Following are a few suggestions for shared parenting Thanksgiving holiday schedules:

  • One parent has the kids from Tuesday or Wednesday evening through Thanksgiving evening. The other has them the rest of the long weekend. This may mean two Thanksgiving celebrations for the kids. However, the parent who has them over the weekend might opt for a getaway to the mountains or beach instead.
  • One parent has the kids from their first day off through Friday morning. The other has them over the weekend. Again, you can opt for two Thanksgiving celebrations. This schedule would also allow both of you time to take your kids on a short trip instead.
  • One parent has the kids until mid-afternoon on Thanksgiving. The other has them that evening and through Saturday afternoon. Then the first parent takes them back for the remainder of the weekend. This allows kids to spend part of Thanksgiving Day with each parent and that parent’s extended family members. However, this is only feasible when parents live near each other.
  • One parent has the kids throughout the entire holiday week/weekend one year. Then, the other parent has them the following year. This may be the easiest solution if parents live some distance apart.

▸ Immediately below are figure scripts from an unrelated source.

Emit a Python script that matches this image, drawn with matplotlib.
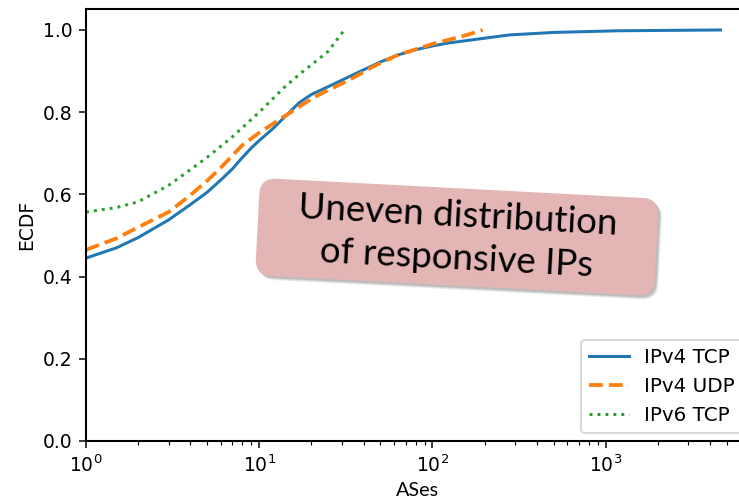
import matplotlib
matplotlib.use("Agg")
import matplotlib.pyplot as plt
from matplotlib.patches import FancyBboxPatch
from matplotlib.transforms import Affine2D

# Data
tcp4_x = [1, 1.5, 2, 3, 4, 5, 6, 7, 8, 9, 10, 12, 14, 17, 20, 25, 30, 40, 50, 63, 80,
          100, 122, 200, 280, 500, 1170, 4600]
tcp4_y = [0.445, 0.47, 0.495, 0.538, 0.575, 0.605, 0.635, 0.662, 0.69, 0.713, 0.731, 0.76,
          0.788, 0.823, 0.843, 0.862, 0.878, 0.903, 0.922, 0.939, 0.952, 0.961, 0.968,
          0.98, 0.988, 0.994, 0.998, 1.0]

udp4_x = [1, 1.5, 2, 3, 4, 5, 6, 8, 10, 14, 18, 22, 33, 45, 63, 100, 150, 195]
udp4_y = [0.465, 0.493, 0.52, 0.557, 0.598, 0.633, 0.665, 0.72, 0.75, 0.79, 0.82, 0.842,
          0.878, 0.91, 0.939, 0.966, 0.985, 1.0]

tcp6_x = [1, 1.5, 2, 3, 4, 5, 7, 10, 14, 17.4, 20, 25, 31]
tcp6_y = [0.557, 0.568, 0.582, 0.622, 0.66, 0.69, 0.74, 0.80, 0.861, 0.895, 0.915,
          0.948, 1.0]

series_labels = ["IPv4 TCP", "IPv4 UDP", "IPv6 TCP"]
note_text = "Uneven distribution\nof responsive IPs"

DPI = 135
fig = plt.figure(figsize=(739 / DPI, 501 / DPI), dpi=DPI)
ax = fig.add_axes([86 / 739, 60 / 501, 665 / 739, 432 / 501])

ax.plot(tcp4_x, tcp4_y, color="#1f77b4", lw=1.6, ls="-", label=series_labels[0])
ax.plot(udp4_x, udp4_y, color="#ff7f0e", lw=2.0, ls="--", label=series_labels[1])
ax.plot(tcp6_x, tcp6_y, color="#2ca02c", lw=1.6, ls=":", label=series_labels[2])

ax.set_xscale("log")
ax.set_xlim(1, 6900)
ax.set_ylim(0, 1.051)
ax.set_ylabel("ECDF")
ax.set_xlabel("ASes", family="Lato", fontsize=10.5)
ax.xaxis.set_label_coords((418 - 86) / 665, (441 - 482) / 432)
for s in ax.spines.values():
    s.set_linewidth(1.1)
ax.legend(loc="lower right", borderaxespad=0.4, fontsize=10.6)

# Annotation box (rotated rounded rectangle with shadow)
cx, cy = 457 / DPI, (501 - 237) / DPI
w, h = 394 / DPI, 92 / DPI
rot = Affine2D().rotate_deg_around(cx, cy, -3) + fig.dpi_scale_trans
for off, a in [((4, -4), 0.10), ((3, -3), 0.15), ((2, -2), 0.2)]:
    sh = FancyBboxPatch((cx - w / 2 + off[0] / DPI, cy - h / 2 + off[1] / DPI), w, h,
                        boxstyle="round,pad=0.02,rounding_size=0.12",
                        transform=rot, fc="#555555", ec="none", alpha=a, zorder=5)
    fig.add_artist(sh)
box = FancyBboxPatch((cx - w / 2, cy - h / 2), w, h,
                     boxstyle="round,pad=0.02,rounding_size=0.12",
                     transform=rot, fc="#e4b5b5", ec="none", zorder=6)
fig.add_artist(box)
fig.text(cx * DPI / 739, cy * DPI / 501, note_text, ha="center", va="center",
         rotation=-3, rotation_mode="anchor", family="Lato", fontsize=19.5,
         linespacing=1.35, color="black", zorder=7)

fig.savefig("out.png", dpi=DPI)
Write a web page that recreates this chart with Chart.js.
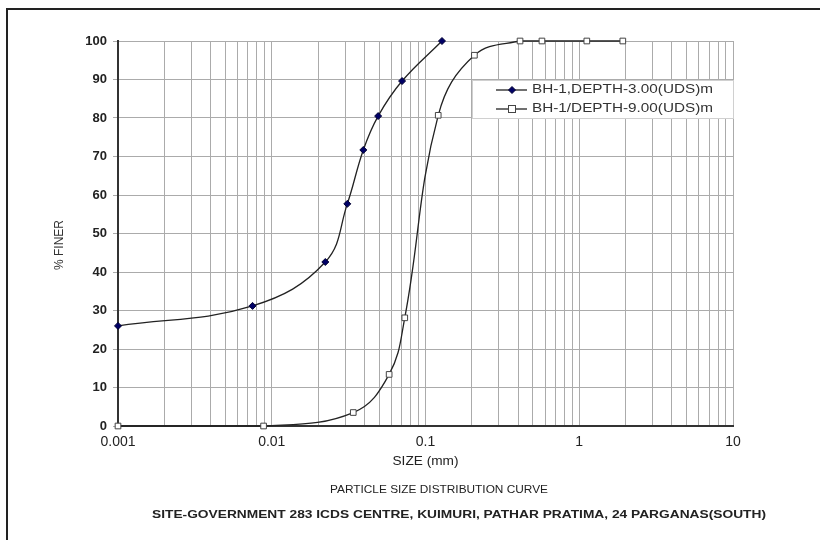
<!DOCTYPE html>
<html>
<head>
<meta charset="utf-8">
<script src="https://cdn.jsdelivr.net/npm/chart.js@4.4.1/dist/chart.umd.min.js"></script>
<style>
  html, body { margin: 0; background: #fff; }
  #wrap { width: 820px; height: 540px; position: relative; }
</style>
</head>
<body>
<div id="wrap"><canvas id="graph"></canvas></div>
<script>
// grain size (mm) vs % finer
const sizes3m = [0.001, 0.0075, 0.0223, 0.031, 0.0394, 0.0492, 0.0704, 0.128];
const finer3m = [26.0, 31.2, 42.6, 57.7, 71.7, 80.5, 89.6, 100];
const sizes9m = [0.001, 0.00885, 0.0339, 0.058, 0.0733, 0.121, 0.208, 0.412, 0.572, 1.12, 1.92];
const finer9m = [0, 0, 3.5, 13.4, 28.1, 80.7, 96.3, 100, 100, 100, 100];

const seriesNames = ['BH-1,DEPTH-3.00(UDS)m', 'BH-1/DEPTH-9.00(UDS)m'];
const xDecades = [0.001, 0.01, 0.1, 1, 10];
const yTickStep = 10;

const xTitle = 'SIZE (mm)';
const yTitle = '% FINER';
const caption1 = 'PARTICLE SIZE DISTRIBUTION CURVE';
const caption2 = 'SITE-GOVERNMENT 283 ICDS CENTRE, KUIMURI, PATHAR PRATIMA, 24 PARGANAS(SOUTH)';

// every 1..9 step inside each decade gets a grid line
const xTickValues = [];
xDecades.slice(0, -1).forEach(d => {
  for (let m = 1; m <= 9; m++) xTickValues.push(Number((m * d).toPrecision(3)));
});
xTickValues.push(xDecades[xDecades.length - 1]);

Chart.defaults.font.family = "'Liberation Sans', Arial, sans-serif";
Chart.defaults.color = '#222';

// draws text squeezed/stretched to a given width (the scan is a bit wide)
function fitText(ctx, text, cx, cy, width, font) {
  ctx.save();
  ctx.font = font;
  ctx.textAlign = 'center';
  ctx.textBaseline = 'middle';
  const w = ctx.measureText(text).width;
  ctx.translate(cx, cy);
  ctx.scale(width / w, 1);
  ctx.fillText(text, 0, 0);
  ctx.restore();
}

const decor = {
  id: 'decor',
  beforeDraw(chart) {
    const ctx = chart.ctx;
    ctx.save();
    ctx.strokeStyle = '#222';
    ctx.lineWidth = 2;
    ctx.beginPath();
    ctx.moveTo(7, 540);
    ctx.lineTo(7, 9);
    ctx.lineTo(820, 9);
    ctx.stroke();
    ctx.restore();
  },
  afterDraw(chart) {
    const ctx = chart.ctx;
    const area = chart.chartArea;

    // legend box
    ctx.save();
    ctx.fillStyle = '#fff';
    ctx.fillRect(472, 80, 262, 38);
    ctx.strokeStyle = '#d0d0d0';
    ctx.lineWidth = 1;
    ctx.strokeRect(472.5, 80.5, 261, 38);

    const rows = [90, 109];
    chart.data.datasets.forEach((ds, i) => {
      const y = rows[i];
      ctx.strokeStyle = ds.borderColor;
      ctx.lineWidth = 1.3;
      ctx.beginPath();
      ctx.moveTo(496, y);
      ctx.lineTo(527, y);
      ctx.stroke();
      ctx.fillStyle = ds.pointBackgroundColor;
      ctx.strokeStyle = ds.pointBorderColor;
      ctx.lineWidth = 1;
      if (ds.pointStyle === 'rectRot') {
        ctx.beginPath();
        ctx.moveTo(512, y - 3.5);
        ctx.lineTo(515.5, y);
        ctx.lineTo(512, y + 3.5);
        ctx.lineTo(508.5, y);
        ctx.closePath();
        ctx.fill();
        ctx.stroke();
      } else {
        ctx.fillRect(508, y - 4, 8, 8);
        ctx.strokeRect(508.5, y - 3.5, 7, 7);
      }
      ctx.fillStyle = '#333';
      ctx.save();
      ctx.font = '12px "Liberation Sans", Arial, sans-serif';
      const w = ctx.measureText(ds.label).width;
      ctx.textBaseline = 'middle';
      ctx.translate(532, y);
      ctx.scale(181 / w, 1);
      ctx.fillText(ds.label, 0, 0);
      ctx.restore();
    });
    ctx.restore();

    // titles and captions
    ctx.save();
    ctx.fillStyle = '#222';
    fitText(ctx, xTitle, (area.left + area.right) / 2, 462, 66, '12px "Liberation Sans", Arial, sans-serif');
    fitText(ctx, caption1, 439, 490, 218, '11px "Liberation Sans", Arial, sans-serif');
    fitText(ctx, caption2, 459, 515, 614, 'bold 10px "Liberation Sans", Arial, sans-serif');
    ctx.translate(60, 245);
    ctx.rotate(-Math.PI / 2);
    ctx.font = '12px "Liberation Sans", Arial, sans-serif';
    ctx.textAlign = 'center';
    ctx.textBaseline = 'middle';
    ctx.fillStyle = '#333';
    ctx.fillText(yTitle, 0, 0);
    ctx.restore();
  }
};

const graph = document.querySelector('#graph');
new Chart(graph, {
  type: 'line',
  data: {
    datasets: [
      {
        label: seriesNames[0],
        data: sizes3m.map((s, i) => ({ x: s, y: finer3m[i] })),
        borderColor: '#222',
        borderWidth: 1.3,
        pointStyle: 'rectRot',
        pointRadius: 3.5,
        pointBackgroundColor: '#000066',
        pointBorderColor: '#000033',
        pointBorderWidth: 1,
        tension: 0.4,
        clip: false
      },
      {
        label: seriesNames[1],
        data: sizes9m.map((s, i) => ({ x: s, y: finer9m[i] })),
        borderColor: '#222',
        borderWidth: 1.3,
        pointStyle: 'rect',
        pointRadius: 4,
        pointBackgroundColor: '#fff',
        pointBorderColor: '#444',
        pointBorderWidth: 1,
        tension: 0.4,
        clip: false
      }
    ]
  },
  options: {
    responsive: true,
    maintainAspectRatio: false,
    animation: false,
    layout: { padding: { left: 0, top: 41, right: 87, bottom: 0 } },
    plugins: { legend: { display: false }, tooltip: { enabled: false } },
    scales: {
      x: {
        type: 'logarithmic',
        min: xDecades[0],
        max: xDecades[xDecades.length - 1],
        afterBuildTicks: (axis) => {
          axis.ticks = xTickValues.map(v => ({ value: v, major: xDecades.includes(v) }));
        },
        afterFit: (scale) => { scale.height = 114; },
        ticks: {
          autoSkip: false,
          maxRotation: 0,
          padding: 8,
          font: { size: 14 },
          color: '#222',
          callback: (v) => xDecades.includes(v) ? String(v) : ''
        },
        grid: { color: '#ababab', lineWidth: 1, drawTicks: false },
        border: { color: '#333', width: 2 }
      },
      y: {
        min: 0,
        max: 100,
        afterFit: (scale) => { scale.width = 118; },
        ticks: { stepSize: yTickStep, padding: 6, font: { size: 13, weight: 'bold' }, color: '#222' },
        grid: { color: '#ababab', lineWidth: 1, tickLength: 5 },
        border: { color: '#333', width: 2 }
      }
    }
  },
  plugins: [decor]
});
</script>
</body>
</html>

These are just a few options. Every family situation is unique, and no two years are the same. Maybe one parent has football or theater tickets one year. If you get along well enough, you might even opt to spend Thanksgiving together and work your holiday custody schedule around that.

It’s generally best to have a custody agreement that covers major holidays. This can help you plan ahead and let your kids know where they’ll be and what they’ll be doing when these holidays roll around.